SOC 2 is an auditing standard from the American Institute of CPAs that assesses how a service organisation protects data, using the Trust Services Criteria. The outcome is an independent report customers use to evaluate a supplier’s controls.
Trust Services Criteria
The Trust Services Criteria cover security, availability, processing integrity, confidentiality and privacy. Security is mandatory, the others are optional based on service scope. These criteria map neatly to common control domains, so teams can align everyday policies, processes and technical controls to pass a SOC 2 audit.
The National Cyber Security Centre highlights that recognised assurance standards help buyers judge providers, and SOC 2 is widely used for that purpose. Aligning SOC 2 controls with the National Institute of Standards and Technology Cybersecurity Framework can make the audit more predictable, since governance, access control and incident response are already structured.
Type I vs Type II
Understanding the requirements of SOC 2 compliance is crucial for businesses looking to improve their security posture. Achieving SOC 2 compliance not only helps in securing client data but also builds trust with customers and partners.
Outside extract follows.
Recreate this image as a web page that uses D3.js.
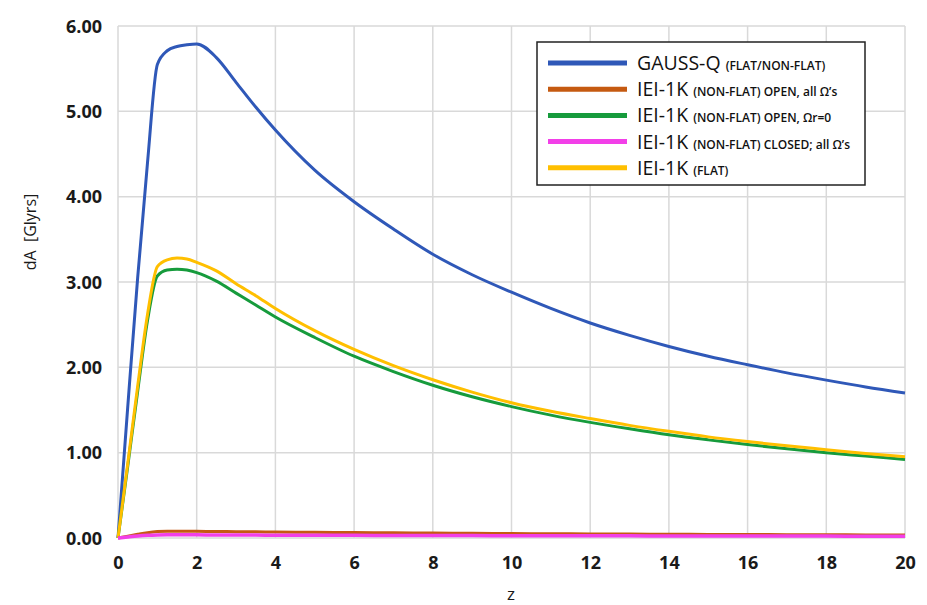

The process of obtaining SOC 2 compliance involves rigorous assessments and the implementation of robust security controls.
A Type I report evaluates whether control designs meet the criteria at a point in time. A Type II report evaluates design and operating effectiveness over a defined period. Buyers usually prefer Type II because it shows controls working in practice, not just on paper.
For most UK buyers, Type II carries more weight in procurement because it demonstrates sustained operation. That said, an early Type I can unlock initial sales conversations while a longer audit period is completed.
UK context and commercial use
SOC 2 compliance is not UK law and no UK regulator mandates it. It is a commercial assurance report often requested in legal, technology and regulated supply chains. UK procurement teams rely on SOC 2 compliance alongside ISO 27001 and Cyber Essentials Plus. For sales-led teams, SOC 2 compliance is often the ticket to the next stage of due diligence. Ensuring SOC 2 compliance can enhance business prospects.
At CyPro, we help UK firms structure evidence, map controls and prepare for auditor testing. If you need focused support, see our SOC 2 service.
🧩 Who does SOC 2 apply to in the UK?

SOC 2 applies to UK service organisations that provide services impacting customers’ data or operations, and it is adopted when buyers request an independent report in contracts or due diligence. SOC 2 is not a law and has no statutory scope threshold or deadline in the UK.
Typical in-scope services
Service organisations that store, process or transmit customer data on behalf of clients are commonly in scope. Examples include Software as a Service platforms, cloud hosting and platform services, managed service providers, outsourced IT helpdesks, payment gateways and data analytics firms. If your service sits in a customer’s production environment or handles personal data, expect SOC 2 evidence to be requested in procurement.
Buyers ask because supplier failures create real exposure. Verizon’s 2025 DBIR analysed over 22,000 incidents including 12,195 confirmed breaches, underscoring third-party risk. The National Cyber Security Centre recognises SOC 2 as one of the common assurance standards used when choosing cloud providers, alongside ISO 27001 and others (NCSC).
Contractual drivers and UK overlaps
SOC 2 adoption is contractual and risk-led, not legal. UK buyers in financial services, legal and public sector often treat SOC 2 as a gating requirement alongside ISO 27001 and detailed vendor questionnaires. Under the UK General Data Protection Regulation (UK GDPR), data controllers must assess processors’ safeguards. The Information Commissioner’s Office can impose penalties up to £17.5 million or 4% of annual global turnover for certain infringements, which drives controller scrutiny of processors’ controls (ICO). Where cardholder data is involved, the Payment Card Industry Data Security Standard applies separately; SOC 2 complements but does not replace PCI DSS.
In practice, if you act as a processor under UK GDPR or host business-essential services, SOC 2 is likely to be requested during due diligence, master service agreements and renewal cycles. SOC 2 provides assurance against the Trust Services Criteria for security, availability, processing integrity, confidentiality and privacy.
Practical self-test
- Do we process or store customer data in our environment, or operate a production-impacting service?
- Do enterprise prospects or partners ask for independent assurance reports during procurement?
- Would a SOC 2 report remove repeated security questionnaire friction and unblock deals?
At CyPro, we often see sales cycles shorten when teams pair SOC 2 with ISO 27001 and faster questionnaire responses. If you answer yes to two or more questions, start planning evidence, auditor timing and customer communication. Our SOC 2 support readies your controls and documentation, and our Due Diligence as a Service reduces back-and-forth while you work towards your report.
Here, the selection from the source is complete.